La voie vers le sacré a toujours cheminé dans sa tête. Cette dernière travaille sans relâche : une vingtaine de consultations par semaine, des cours, ateliers, formations à Satnam et environ 6 retraites par an, organisées dans des lieux où la loi de l’émerveillement fait foi.
« aujourd’hui nous sommes dans une crise du lien… »
Paix et harmonie résonnent dans l’âme de la génératrice du féminin sacré. « Le monde est dépourvu de féminin », donc par effet papillon, déconnecté de la Terre Mère, celle qu’on appelle parfois Gaia. Or le féminin siège en chacun de nous, grâce à Mater, la matière, le corps. La dualité entre corps et esprit existe encore alors que dans la spiritualité « l’homme est l’univers. Il est féminin et masculin et le lien c’est l’énergie ». Suivant les préceptes de Buddha qui dit : « Commence par toi-même », l’inspirante enseignante, œuvre à l’image d’une abeille, pour la philosophie du colibri : « Je suis pour le petit pas. Je m’assois. Je pratique. Je coupe le son. Je coupe l’image. » Chaque action individuelle va créer ce changement à petite échelle. La spiritualité, en tant que telle, nous réapprend en tant qu’être fragmenté et désolidarisé du vivant, l’art du lien, avec l’Autre, la Nature et les animaux. « Aujourd’hui, nous sommes dans une crise du lien, déconnectés de nous-mêmes tout en étant surconnectés à nos écrans. » Les ravages de l’ère digitale ont eu raison de l’ère de l’imprimerie, celle de Gutenberg.
Malgré sa féminité assumée, Anne ne se proclame pas écoféministe : « Je n’aime pas les cases. » Son souhait : décloisonner et surtout éveiller les consciences vers le respect avec un grand R et éradiquer la course à la performance, à la productivité voire à l’orgasme ! ». Tendre vers un monde plus vertueux où le tout est sacré, dans la syntonie du vivant. Grâce au Kundalini qui met notre énergie créatrice et sensuelle au service du mouvement, nos masques tombent, nos illusions perdues s’amenuisent et nous retrouvons la vue, nos consciences s’éveillent. Les utopistes diront que la spiritualité peut sauver le monde. Et pour la thérapeute du divin, « c’est l’Amour… La réunion du corps et de l’esprit ».
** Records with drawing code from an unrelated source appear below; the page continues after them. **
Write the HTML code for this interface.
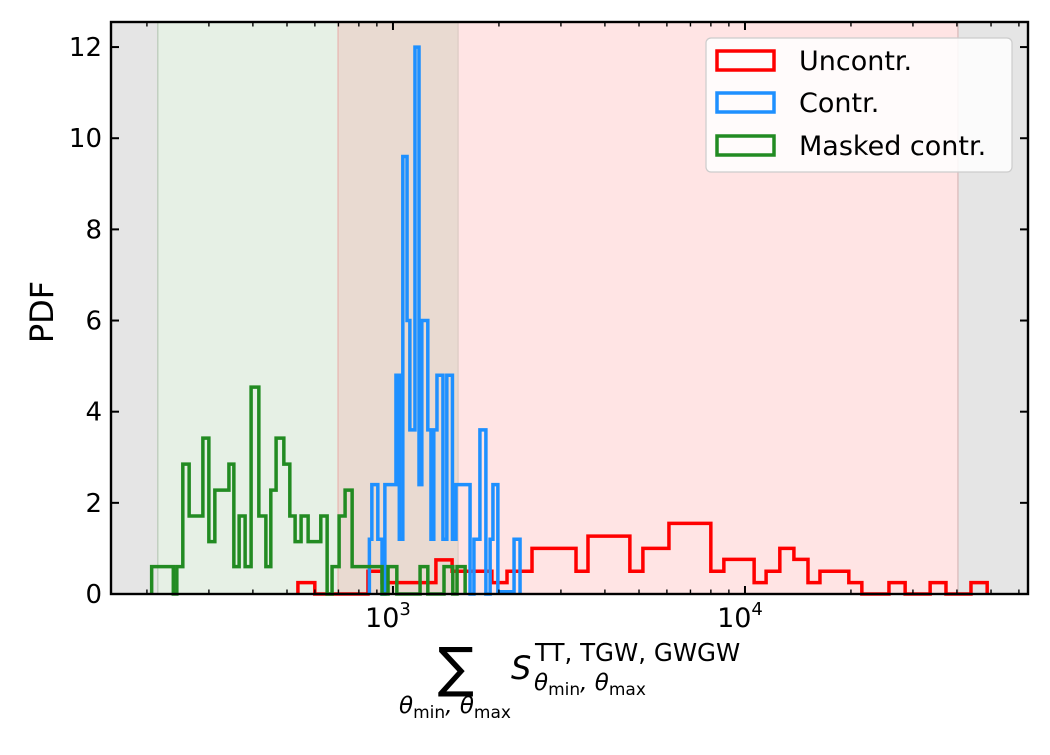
<!DOCTYPE html>
<html><head><meta charset="utf-8"><style>
body{margin:0;background:#fff}
svg text{font-family:"DejaVu Sans","Liberation Sans",sans-serif;fill:#000}
</style></head><body>
<svg id="chart" width="1050" height="750" viewBox="0 0 1050 750" xmlns="http://www.w3.org/2000/svg">
<g id="bands"></g>
<g id="series"></g>
<g id="axes"></g>
<g>
<text x="456" y="686" font-size="54" text-anchor="middle">∑</text>
<text x="455" y="713" font-size="23" text-anchor="middle" font-style="italic">θ<tspan font-size="17" font-style="normal" dy="5">min</tspan><tspan dy="-5">, </tspan><tspan>θ</tspan><tspan font-size="17" font-style="normal" dy="5">max</tspan></text>
<text x="511" y="679" font-size="32" font-style="italic">S</text>
<text x="535" y="661" font-size="24.5">TT, TGW, GWGW</text>
<text x="534" y="690" font-size="23" font-style="italic">θ<tspan font-size="17" font-style="normal" dy="5">min</tspan><tspan dy="-5">, </tspan><tspan>θ</tspan><tspan font-size="17" font-style="normal" dy="5">max</tspan></text>
</g>
<text x="53" y="312" font-size="32" text-anchor="middle" transform="rotate(-90 53 312)">PDF</text>
<g>
<rect x="706" y="38" width="306" height="134" rx="5" fill="#fff" fill-opacity="0.85" stroke="#ccc" stroke-width="1.2"/>
<g><rect x="717" y="51" width="57" height="19" fill="none" stroke="#ff0000" stroke-width="3.5"/><text x="799" y="70" font-size="27">Uncontr.</text></g>
<g><rect x="717" y="93" width="57" height="19" fill="none" stroke="#1e90ff" stroke-width="3.5"/><text x="799" y="112" font-size="27">Contr.</text></g>
<g><rect x="717" y="136" width="57" height="19" fill="none" stroke="#228b22" stroke-width="3.5"/><text x="799" y="155" font-size="27">Masked contr.</text></g>
</g>
</svg>
<script>
// histogram data: bin edges in log10(S), PDF heights
const redEdges=[2.730,2.778,2.929,2.969,3.122,3.168,3.281,3.324,3.395,3.520,3.554,3.673,3.710,3.784,3.903,3.940,4.026,4.060,4.099,4.139,4.179,4.213,4.295,4.332,4.409,4.455,4.526,4.571,4.642,4.688];
const redValues=[0.25,0,0.5,0.25,0.75,0.5,0.25,0.5,1.0,0.5,1.27,0.5,1.0,1.55,0.5,0.76,0.25,0.5,1.0,0.76,0.25,0.5,0.25,0,0.25,0,0.25,0,0.25];
const blueEdges=[2.933,2.940,2.957,2.969,2.977,3.0085,3.018,3.028,3.040,3.048,3.0625,3.074,3.082,3.099,3.108,3.116,3.125,3.142,3.153,3.169,3.179,3.219,3.230,3.247,3.264,3.276,3.284,3.298,3.344,3.361];
const blueValues=[1.2,2.4,1.2,0,2.4,4.8,1.2,9.6,6.0,3.6,12,2.4,6.0,3.6,1.2,3.6,4.8,1.2,4.8,1.2,2.4,0,1.2,3.6,0,1.2,2.4,0.05,1.2];
const greenEdges=[2.3145,2.376,2.386,2.403,2.421,2.460,2.477,2.494,2.534,2.548,2.563,2.580,2.597,2.619,2.639,2.653,2.668,2.690,2.707,2.722,2.739,2.759,2.795,2.813,2.827,2.847,2.864,2.884,2.969,2.986,3.011,3.077,3.099,3.145,3.170,3.182,3.205];
const greenValues=[0.6,0,0.6,2.85,1.71,3.42,1.15,2.28,2.85,0.6,1.71,0.6,4.54,1.71,0.6,2.28,3.42,2.85,1.71,1.15,1.71,1.15,1.71,0,0.6,1.71,2.28,0.6,0,0.6,0,0.6,0,0.6,0,0.6];
const yTicks=[0,2,4,6,8,10,12];
const xMajor=[3,4];
const xMajorLabels=["3","4"];
const bandGrayLeft=[2.199,2.332];
const bandGreen=[2.332,2.844];
const bandBrown=[2.844,3.185];
const bandPink=[3.185,4.605];
const bandGrayRight=[4.605,4.804];

const L=111,R=1028,T=22,B=594;
const xmin=2.199,xmax=4.804,ymin=0,ymax=12.55;
const X=v=>L+(v-xmin)/(xmax-xmin)*(R-L);
const Y=v=>B-(v-ymin)/(ymax-ymin)*(B-T);
const NS="http://www.w3.org/2000/svg";
function mk(tag,attrs,parent){const e=document.createElementNS(NS,tag);for(const k in attrs)e.setAttribute(k,attrs[k]);parent.appendChild(e);return e;}

const bands=document.getElementById('bands');
[[bandGrayLeft,'#e5e5e5','band-gray-left'],[bandGreen,'#e6f0e5','band-green'],[bandBrown,'#e9dad1','band-overlap'],[bandPink,'#ffe4e4','band-pink'],[bandGrayRight,'#e5e5e5','band-gray-right']].forEach(b=>{
 const r=mk('rect',{x:X(b[0][0]),y:T,width:X(b[0][1])-X(b[0][0]),height:B-T,fill:b[1]},bands);
 
 
});
[[bandGreen[0],'#b9c9b7'],[bandGreen[1],'#e8b4b0'],[bandBrown[1],'#dccbc4'],[bandPink[1],'#d9b8b8']].forEach(s=>{
 const l=mk('line',{x1:X(s[0]),x2:X(s[0]),y1:T,y2:B,stroke:s[1],'stroke-width':1.2},bands);
 
 
});

const series=document.getElementById('series');
function step(edges,vals,color,name){
 let d='M'+X(edges[0])+','+Y(0);
 for(let i=0;i<vals.length;i++){d+=' L'+X(edges[i])+','+Y(vals[i])+' L'+X(edges[i+1])+','+Y(vals[i]);}
 d+=' L'+X(edges[edges.length-1])+','+Y(0);
 const p=mk('path',{d:d,fill:'none',stroke:color,'stroke-width':3.5,'stroke-linejoin':'miter'},series);
 
 
}
step(redEdges,redValues,'#ff0000','series-uncontr');
step(blueEdges,blueValues,'#1e90ff','series-contr');
step(greenEdges,greenValues,'#228b22','series-masked-contr');

const axes=document.getElementById('axes');
const frame=mk('rect',{x:L,y:T,width:R-L,height:B-T,fill:'none',stroke:'#000','stroke-width':2.4},axes);


yTicks.forEach(v=>{
 const y=Y(v);
 mk('line',{x1:L,x2:L+8,y1:y,y2:y,stroke:'#000','stroke-width':2},axes);
 mk('line',{x1:R,x2:R-8,y1:y,y2:y,stroke:'#000','stroke-width':2},axes);
 const t=mk('text',{x:L-9,y:y+9,'font-size':26,'text-anchor':'end'},axes);
 t.textContent=v;
 
 
});
for(let dec=2;dec<=4;dec++){for(let m=1;m<10;m++){
 const v=dec+Math.log10(m); if(v<xmin||v>xmax)continue;
 const len=m===1?8:4.5, x=X(v);
 mk('line',{x1:x,x2:x,y1:B,y2:B-len,stroke:'#000','stroke-width':m===1?2:1.4},axes);
 mk('line',{x1:x,x2:x,y1:T,y2:T+len,stroke:'#000','stroke-width':m===1?2:1.4},axes);
}}
xMajor.forEach((v,i)=>{
 const t=mk('text',{x:X(v)-5,y:627,'font-size':27,'text-anchor':'middle'},axes);
 t.textContent='10';
 const s=mk('tspan',{'font-size':18,dy:-12},t);
 s.textContent=xMajorLabels[i];
 
 
});
</script>
</body></html>
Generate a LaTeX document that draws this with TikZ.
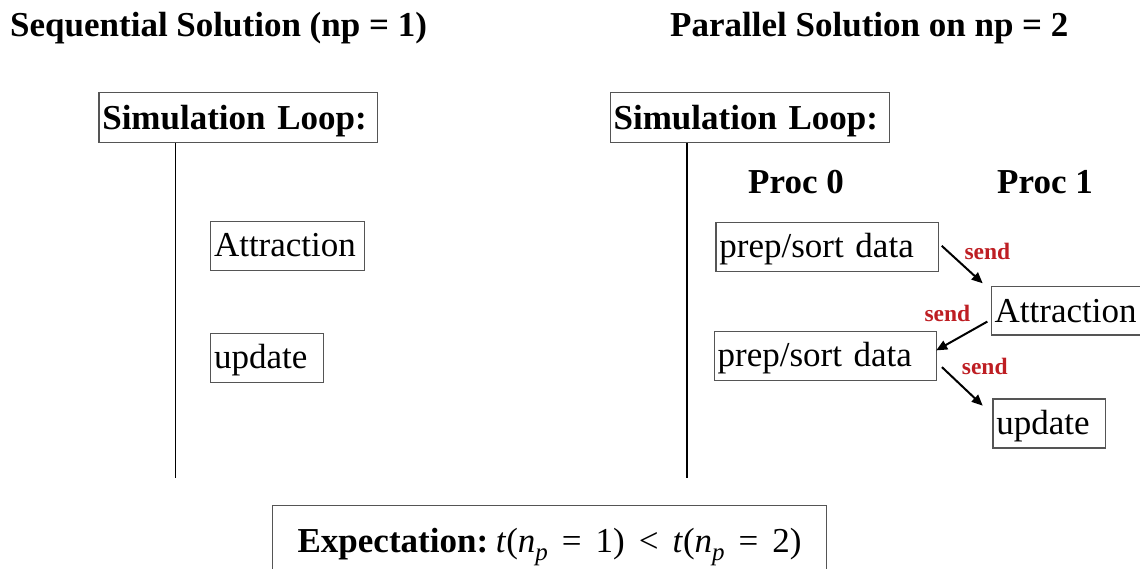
\documentclass[tikz,border=0pt]{standalone}
\usepackage{fontspec}
\setmainfont{Liberation Serif}
\usetikzlibrary{calc,arrows.meta}
\definecolor{boxgray}{RGB}{85,85,85}
\definecolor{sendred}{RGB}{190,30,35}
\newcommand{\subp}{\raisebox{-8pt}{\fontsize{25}{28}\selectfont\itshape p}}
\newcommand{\rsp}{\hspace{0.4em}}
\tikzset{
  bx/.style={draw=boxgray, line width=1.2pt, anchor=north west, inner xsep=3.4pt, inner ysep=0pt,
    text height=35.5pt, text depth=13.5pt, align=left, font=\fontsize{35}{40}\selectfont},
  slbox/.style={bx, text height=37.5pt, text depth=12.5pt, font=\fontsize{35}{40}\selectfont\bfseries},
  ttl/.style={anchor=base west, inner sep=0pt, font=\fontsize{35}{40}\selectfont\bfseries},
  sendlbl/.style={anchor=base west, inner sep=0pt, text=sendred, font=\fontsize{23.5}{26}\selectfont\bfseries},
  vline/.style={line width=1.5pt},
  msg/.style={line width=2pt, -{Triangle[length=11pt,width=9.5pt]}}
}
\begin{document}
\begin{tikzpicture}[x=1pt,y=-1pt]
\clip (0,0) rectangle (1140,568);
% titles
\node[ttl] (t1) at (10,36.7) {Sequential Solution (np = 1)};
\node[ttl] (t2) at (670,36.7) {Parallel Solution on np = 2};
% left: sequential
\node[slbox, text width=271.6pt] (sl1) at (98.3,91.7) {Simulation Loop:};
\coordinate (e1) at (175.7,478);
\draw[vline] (sl1.south -| e1) -- (e1);
\node[bx, text width=147.2pt] (la) at (210,220.7) {Attraction};
\node[bx, text width=106.2pt] (lu) at (210,332.7) {update};
% right: parallel
\node[slbox, text width=272.2pt] (sl2) at (609.6,91.7) {Simulation Loop:};
\coordinate (e2) at (687,478);
\draw[vline] (sl2.south -| e2) -- (e2);
\node[ttl] (p0) at (748,193) {Proc 0};
\node[ttl] (p1h) at (997,193) {Proc 1};
\node[bx, text width=215.3pt] (pr1) at (715.4,221.7) {prep/sort data};
\node[bx, text width=215.3pt] (pr2) at (713.6,330.7) {prep/sort data};
\node[bx, text width=160pt, text height=36.5pt, text depth=12.1pt] (att) at (990.7,285.7) {Attraction};
\node[bx, text width=105.9pt] (upd) at (992.3,398.3) {update};
% messages
\draw[msg] ($(pr1.east)+(3,-1)$) -- ($(att.north west)+(-8,-2.4)$);
\draw[msg] ($(att.west)+(-3.4,11)$) -- ($(pr2.east)+(-0.7,-5.4)$);
\draw[msg] ($(pr2.east)+(5,11.3)$) -- ($(upd.north west)+(-9.6,7.4)$);
\node[sendlbl] (s1) at (964.3,259) {send};
\node[sendlbl] (s2) at (924.3,321.7) {send};
\node[sendlbl] (s3) at (961.7,374) {send};
% expectation
\node[draw=boxgray, line width=1.2pt, anchor=north west, inner sep=0pt, text width=554pt, align=center,
  text height=46.7pt, text depth=40pt, font=\fontsize{35}{40}\selectfont] (exp) at (272,505)
  {\textbf{Expectation:}\hspace{0.22em}\textit{t}(\textit{n}\subp\rsp=\rsp1)\rsp<\rsp\textit{t}(\textit{n}\subp\rsp=\rsp2)};
\end{tikzpicture}
\end{document}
Hummee Hum Brahm Hum : « Nous sommes un. Nous ne sommes pas des êtres humains vivant une expérience spirituelle, nous sommes des êtres spirituels vivant une expérience humaine. »
Une heure et des poussières de minutes plus tard, nous nous apprêtons à quitter la cuisine pendant que notre photographe préférée immortalise le beau studio, ses objets fétiches, son cabinet-bibliothèque de curiosités holistiques et tire le portrait de notre (Soul Sister) sœur Anne. Sur le pas de la porte, se glisse une petite confidence ; une version green de Satnam Montmartre, va ouvrir ses portes à 40 minutes de Paris, une aubaine pour ses clientes, devenues écolo-voyageuses coupables. Chemin faisant vers nos pénates, les mots d’un illustre mantra en Kundalini nous murmure à l’oreille : Hummee Hum Brahm Hum : « Nous sommes un. Nous ne sommes pas des êtres humains vivant une expérience spirituelle, nous sommes des êtres spirituels vivant une expérience humaine. » Satnam*
*Nota bene : le Satnam est un mantra de fermeture chanté 3 fois en fin de cours de kundalini. L’équivalent du son « Aum », le son universel, pour les autres types de yoga.